Problem management process policy

Illustration with collage of pictograms of gear, robotic arm, mobile phone

Published: 10 April 2024
Contributor: Camilo Quiroz-Vázquez

What is problem management?

Problem management is the process of identifying, managing and finding solutions for the root causes of incidents on an IT service. Problem management is a critical aspect of IT service management (ITSM).

The problem management process is both proactive and reactive and improves an IT team’s ability to find the root cause of issues while offering continuous service delivery to users. Crucially, problem management goes beyond identifying issues and delivering a quick fix; successful problem management operates on a comprehensive understanding of all underlying factors that contribute to incidents and solutions that address the root cause.

IT operations (ITOps) involves managing a complex system of interdependent applications, software, hardware, IT infrastructure and other technologies. Ideally, incidents and problems would not occur in the first place, but when they do, it is necessary to solve issues and identify known errors before they cascade into larger ones. Service disruptions prevent organizations from providing continual service improvements and can cause serious reputational and financial issues.

Proactive problem management helps enterprises stop problems before they occur and reduce downtime. IT automation solutions help manage the impact of incidents by automating incident detection and the workflows that lead to resolution. IT issues can include long load times, inefficient or broken code, or database queries that fetch unnecessary data. Proactively addressing problems leads to reduced costs and improved customer satisfaction.

Effective problem management requires observability into IT systems and rigorous categorization of problems and incidents. By classifying instances that might lead to major incidents, organizations can address issues likely to have the largest business impact. Problem management strategies address incidents across an organization’s tech stack and compel organizations to explore better ways to address incidents across operations.

Ebook Smarter artificial intelligence for IT operations (AIOps)

Learn how both APM and ARM can enable faster decisions and resource application.

Related content

Register for the guide to operationalize FinOps

Key problem management components

Problem management requires a well-thought-out approach to ensure that teams are allocating resources as efficiently as possible. Problem management teams and other stakeholders use several levers to address problems effectively and efficiently. These levers help teams identify the root cause of the problem and create solutions that can stop the problem from recurring.

Most problem management approaches follow a similar pattern of assessment, logging, analysis and solution.

Problem detection

IT professionals identify recurring incidents that are classified as problems, often by using automation. Automated systems help find anomalies by sifting through large data sets and identifying data points that might be out of the ordinary.

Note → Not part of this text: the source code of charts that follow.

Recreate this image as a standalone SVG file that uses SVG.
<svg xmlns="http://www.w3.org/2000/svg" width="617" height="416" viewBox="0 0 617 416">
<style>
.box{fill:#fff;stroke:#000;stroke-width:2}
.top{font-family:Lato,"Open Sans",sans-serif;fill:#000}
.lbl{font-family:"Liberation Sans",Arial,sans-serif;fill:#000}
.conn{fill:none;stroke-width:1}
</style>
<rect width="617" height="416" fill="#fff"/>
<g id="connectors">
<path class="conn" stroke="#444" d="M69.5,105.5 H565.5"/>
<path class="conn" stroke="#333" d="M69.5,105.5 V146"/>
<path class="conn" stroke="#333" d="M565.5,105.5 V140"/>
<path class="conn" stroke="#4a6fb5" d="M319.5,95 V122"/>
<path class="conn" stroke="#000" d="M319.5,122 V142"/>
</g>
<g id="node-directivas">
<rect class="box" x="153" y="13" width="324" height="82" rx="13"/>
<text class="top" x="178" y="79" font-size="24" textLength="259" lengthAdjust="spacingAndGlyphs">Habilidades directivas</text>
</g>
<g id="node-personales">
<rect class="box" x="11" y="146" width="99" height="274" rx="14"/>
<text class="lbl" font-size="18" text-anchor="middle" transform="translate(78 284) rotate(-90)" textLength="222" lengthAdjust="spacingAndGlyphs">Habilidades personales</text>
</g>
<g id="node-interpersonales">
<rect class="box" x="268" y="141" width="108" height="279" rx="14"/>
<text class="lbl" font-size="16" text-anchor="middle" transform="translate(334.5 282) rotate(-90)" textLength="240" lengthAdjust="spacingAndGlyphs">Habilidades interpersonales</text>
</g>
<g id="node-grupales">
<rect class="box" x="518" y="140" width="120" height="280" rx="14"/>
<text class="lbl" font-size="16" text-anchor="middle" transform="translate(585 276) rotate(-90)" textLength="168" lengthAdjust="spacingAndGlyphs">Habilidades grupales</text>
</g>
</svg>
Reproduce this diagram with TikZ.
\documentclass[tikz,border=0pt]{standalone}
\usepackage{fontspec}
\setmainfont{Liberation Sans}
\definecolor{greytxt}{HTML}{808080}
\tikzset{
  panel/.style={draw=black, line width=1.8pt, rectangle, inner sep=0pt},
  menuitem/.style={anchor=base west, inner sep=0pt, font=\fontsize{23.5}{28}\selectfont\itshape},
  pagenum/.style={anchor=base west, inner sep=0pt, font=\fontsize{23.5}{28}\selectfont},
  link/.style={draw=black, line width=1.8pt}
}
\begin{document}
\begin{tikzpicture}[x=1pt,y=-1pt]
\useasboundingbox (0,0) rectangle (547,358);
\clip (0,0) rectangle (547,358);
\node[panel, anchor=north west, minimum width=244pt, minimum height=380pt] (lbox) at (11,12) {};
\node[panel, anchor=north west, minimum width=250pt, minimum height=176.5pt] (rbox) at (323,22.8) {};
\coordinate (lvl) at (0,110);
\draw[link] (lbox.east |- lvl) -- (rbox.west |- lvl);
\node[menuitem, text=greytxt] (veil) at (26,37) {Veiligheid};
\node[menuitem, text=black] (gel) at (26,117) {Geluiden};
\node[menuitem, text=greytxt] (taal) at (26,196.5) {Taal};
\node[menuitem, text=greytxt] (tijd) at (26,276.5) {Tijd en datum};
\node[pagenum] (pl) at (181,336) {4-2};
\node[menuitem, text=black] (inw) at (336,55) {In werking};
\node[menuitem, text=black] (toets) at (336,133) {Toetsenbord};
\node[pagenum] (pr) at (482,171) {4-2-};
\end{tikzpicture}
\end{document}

Anomalous data can lead IT team members to the potential causes of incidents. Incident reports and automated notifications are sent to the service desk, which can identify whether the incident is new or if a team has identified and resolved it in the past.

Problem assessment

Teams or automated systems identify and categorize incidents as problem records or as unrelated issues likely to occur again. This categorization helps an organization determine whether it can solve a problem immediately or if the problem requires deeper analysis.

Problem logging

Problem management teams log problems, often by using self-service platforms, and create problem records. Problem records consist of comprehensive accounting for the problem, including any related incidents, where and how the problem occurred, the root cause analysis and the solution.

This logging system creates a known error record and enters it into the known error database (KEDB). Enterprises should connect their problem-management and knowledge management approaches. Knowledge management creates a library of solutions for known problems.

Root cause analysis

Organizations study the underlying issues behind identified problems and develop roadmaps leading to long-term solutions. Understanding the root cause allows organizations to prevent the problem from repeating, reducing the long-term impact.

Problem solving

When an IT team understands the problem and its root cause, it can address the problem (also known as problem control) and find a resolution. This can involve a quick or protracted response depending on the severity or complexity of the problem. Quick resolutions are made by finding workarounds that shorten downtimes while IT teams find the root cause.

Problem management can also use templates, such as ones focused on escalation information and problem reviews, to minimize human resources previously dedicated to key problem management tasks.

Error control is another facet of problem control. Error control focuses on finding resolutions to known errors with the goal of removing them from the known error database (KEDB).